== SOURCE DATA
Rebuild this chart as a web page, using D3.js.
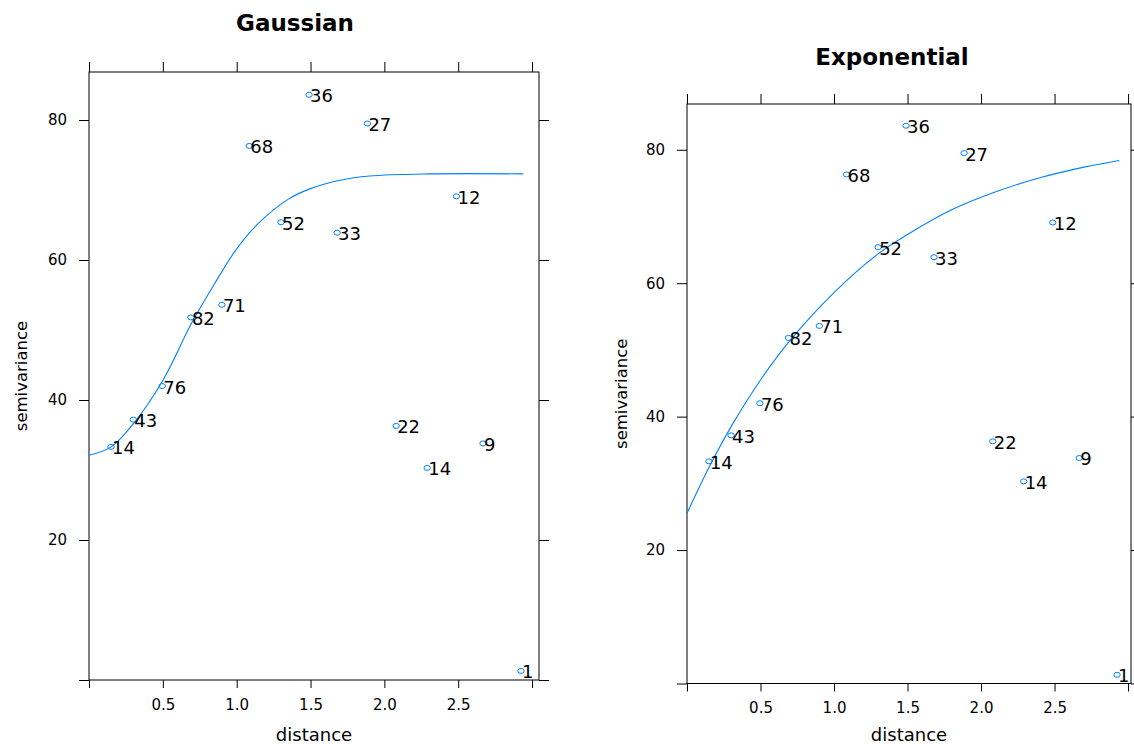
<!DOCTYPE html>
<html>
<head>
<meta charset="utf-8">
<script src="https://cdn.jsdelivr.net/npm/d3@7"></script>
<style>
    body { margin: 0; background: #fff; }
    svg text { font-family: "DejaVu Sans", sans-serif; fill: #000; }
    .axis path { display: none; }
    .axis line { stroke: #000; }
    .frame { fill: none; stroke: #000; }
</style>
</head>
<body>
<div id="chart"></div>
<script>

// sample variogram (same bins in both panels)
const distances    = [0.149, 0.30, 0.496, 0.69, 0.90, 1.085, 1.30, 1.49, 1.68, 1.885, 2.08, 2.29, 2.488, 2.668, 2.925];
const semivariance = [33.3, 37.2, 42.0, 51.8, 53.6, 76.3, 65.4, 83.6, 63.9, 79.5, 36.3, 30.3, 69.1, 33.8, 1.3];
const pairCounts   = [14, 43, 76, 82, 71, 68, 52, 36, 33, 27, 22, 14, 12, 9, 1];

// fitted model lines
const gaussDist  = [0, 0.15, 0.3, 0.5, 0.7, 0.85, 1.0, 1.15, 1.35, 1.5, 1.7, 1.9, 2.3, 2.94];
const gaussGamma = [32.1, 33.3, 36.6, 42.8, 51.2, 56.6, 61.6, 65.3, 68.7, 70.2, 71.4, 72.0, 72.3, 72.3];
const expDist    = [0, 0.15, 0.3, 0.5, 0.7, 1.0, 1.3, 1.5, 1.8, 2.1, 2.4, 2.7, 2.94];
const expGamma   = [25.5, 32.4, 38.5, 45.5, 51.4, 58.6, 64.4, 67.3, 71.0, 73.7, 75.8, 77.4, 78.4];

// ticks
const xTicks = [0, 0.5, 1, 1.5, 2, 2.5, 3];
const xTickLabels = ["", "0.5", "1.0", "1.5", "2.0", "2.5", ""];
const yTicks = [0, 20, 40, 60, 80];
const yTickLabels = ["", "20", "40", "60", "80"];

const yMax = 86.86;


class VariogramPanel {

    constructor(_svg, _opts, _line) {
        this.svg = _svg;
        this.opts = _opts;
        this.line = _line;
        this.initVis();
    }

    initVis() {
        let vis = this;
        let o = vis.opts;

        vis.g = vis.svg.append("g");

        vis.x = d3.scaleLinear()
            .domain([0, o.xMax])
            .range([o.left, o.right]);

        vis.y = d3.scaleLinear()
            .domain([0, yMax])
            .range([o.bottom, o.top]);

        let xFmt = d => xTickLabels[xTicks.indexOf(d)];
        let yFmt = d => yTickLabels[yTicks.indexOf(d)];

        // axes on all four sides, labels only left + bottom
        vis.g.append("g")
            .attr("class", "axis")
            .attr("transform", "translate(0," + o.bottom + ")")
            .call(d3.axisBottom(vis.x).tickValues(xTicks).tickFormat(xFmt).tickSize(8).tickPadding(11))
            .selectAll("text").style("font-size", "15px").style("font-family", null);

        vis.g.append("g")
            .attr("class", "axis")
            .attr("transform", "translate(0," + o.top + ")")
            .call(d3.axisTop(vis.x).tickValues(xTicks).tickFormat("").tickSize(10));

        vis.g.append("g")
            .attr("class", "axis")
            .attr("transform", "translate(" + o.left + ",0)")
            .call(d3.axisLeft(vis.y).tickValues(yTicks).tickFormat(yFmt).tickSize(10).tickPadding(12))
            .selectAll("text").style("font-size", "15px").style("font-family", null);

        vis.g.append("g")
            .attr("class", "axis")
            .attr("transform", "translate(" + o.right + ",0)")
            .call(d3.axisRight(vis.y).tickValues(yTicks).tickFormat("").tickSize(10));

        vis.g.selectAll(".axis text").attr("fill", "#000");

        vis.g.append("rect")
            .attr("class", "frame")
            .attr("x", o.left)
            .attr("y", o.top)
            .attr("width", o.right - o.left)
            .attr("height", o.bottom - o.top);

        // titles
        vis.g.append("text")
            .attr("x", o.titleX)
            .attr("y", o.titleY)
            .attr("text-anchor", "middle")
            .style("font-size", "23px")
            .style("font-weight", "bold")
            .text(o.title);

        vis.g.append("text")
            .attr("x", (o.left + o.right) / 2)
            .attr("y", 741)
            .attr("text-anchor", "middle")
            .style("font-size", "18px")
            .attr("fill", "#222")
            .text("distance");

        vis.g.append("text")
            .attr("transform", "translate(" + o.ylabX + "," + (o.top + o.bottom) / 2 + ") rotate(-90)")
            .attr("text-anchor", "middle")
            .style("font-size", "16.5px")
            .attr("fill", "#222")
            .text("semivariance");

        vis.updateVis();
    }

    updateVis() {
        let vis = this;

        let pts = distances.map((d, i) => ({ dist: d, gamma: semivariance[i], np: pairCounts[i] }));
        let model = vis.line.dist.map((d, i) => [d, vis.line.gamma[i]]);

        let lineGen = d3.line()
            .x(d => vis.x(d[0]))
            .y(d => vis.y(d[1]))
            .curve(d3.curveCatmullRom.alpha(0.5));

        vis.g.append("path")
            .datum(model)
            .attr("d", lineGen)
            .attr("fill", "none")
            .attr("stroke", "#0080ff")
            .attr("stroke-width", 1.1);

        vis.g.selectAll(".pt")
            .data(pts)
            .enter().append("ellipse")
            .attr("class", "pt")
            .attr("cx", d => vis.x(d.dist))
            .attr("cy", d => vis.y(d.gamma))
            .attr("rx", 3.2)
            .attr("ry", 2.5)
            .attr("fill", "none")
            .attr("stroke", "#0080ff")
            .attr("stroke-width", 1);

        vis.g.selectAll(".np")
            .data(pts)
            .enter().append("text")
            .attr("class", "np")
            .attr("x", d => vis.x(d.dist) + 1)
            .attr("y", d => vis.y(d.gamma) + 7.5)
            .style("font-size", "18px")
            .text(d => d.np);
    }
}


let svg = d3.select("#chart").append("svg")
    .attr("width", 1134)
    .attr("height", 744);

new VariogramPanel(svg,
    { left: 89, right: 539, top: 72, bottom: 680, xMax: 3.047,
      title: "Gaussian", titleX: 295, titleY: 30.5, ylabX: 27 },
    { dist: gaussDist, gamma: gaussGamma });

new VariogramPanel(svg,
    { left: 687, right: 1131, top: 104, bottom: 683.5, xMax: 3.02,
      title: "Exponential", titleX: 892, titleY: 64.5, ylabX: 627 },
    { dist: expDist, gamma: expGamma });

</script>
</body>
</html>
====
> **WRITTEN PROBLEM**: Return, unchanged, the lines from the first line of the material through the line that holds "75.8, 77.4, 78.4];", inclusive, omitting pictures.

> **ANSWER**:
Rebuild this chart as a web page, using D3.js.
<!DOCTYPE html>
<html>
<head>
<meta charset="utf-8">
<script src="https://cdn.jsdelivr.net/npm/d3@7"></script>
<style>
    body { margin: 0; background: #fff; }
    svg text { font-family: "DejaVu Sans", sans-serif; fill: #000; }
    .axis path { display: none; }
    .axis line { stroke: #000; }
    .frame { fill: none; stroke: #000; }
</style>
</head>
<body>
<div id="chart"></div>
<script>

// sample variogram (same bins in both panels)
const distances    = [0.149, 0.30, 0.496, 0.69, 0.90, 1.085, 1.30, 1.49, 1.68, 1.885, 2.08, 2.29, 2.488, 2.668, 2.925];
const semivariance = [33.3, 37.2, 42.0, 51.8, 53.6, 76.3, 65.4, 83.6, 63.9, 79.5, 36.3, 30.3, 69.1, 33.8, 1.3];
const pairCounts   = [14, 43, 76, 82, 71, 68, 52, 36, 33, 27, 22, 14, 12, 9, 1];

// fitted model lines
const gaussDist  = [0, 0.15, 0.3, 0.5, 0.7, 0.85, 1.0, 1.15, 1.35, 1.5, 1.7, 1.9, 2.3, 2.94];
const gaussGamma = [32.1, 33.3, 36.6, 42.8, 51.2, 56.6, 61.6, 65.3, 68.7, 70.2, 71.4, 72.0, 72.3, 72.3];
const expDist    = [0, 0.15, 0.3, 0.5, 0.7, 1.0, 1.3, 1.5, 1.8, 2.1, 2.4, 2.7, 2.94];
const expGamma   = [25.5, 32.4, 38.5, 45.5, 51.4, 58.6, 64.4, 67.3, 71.0, 73.7, 75.8, 77.4, 78.4];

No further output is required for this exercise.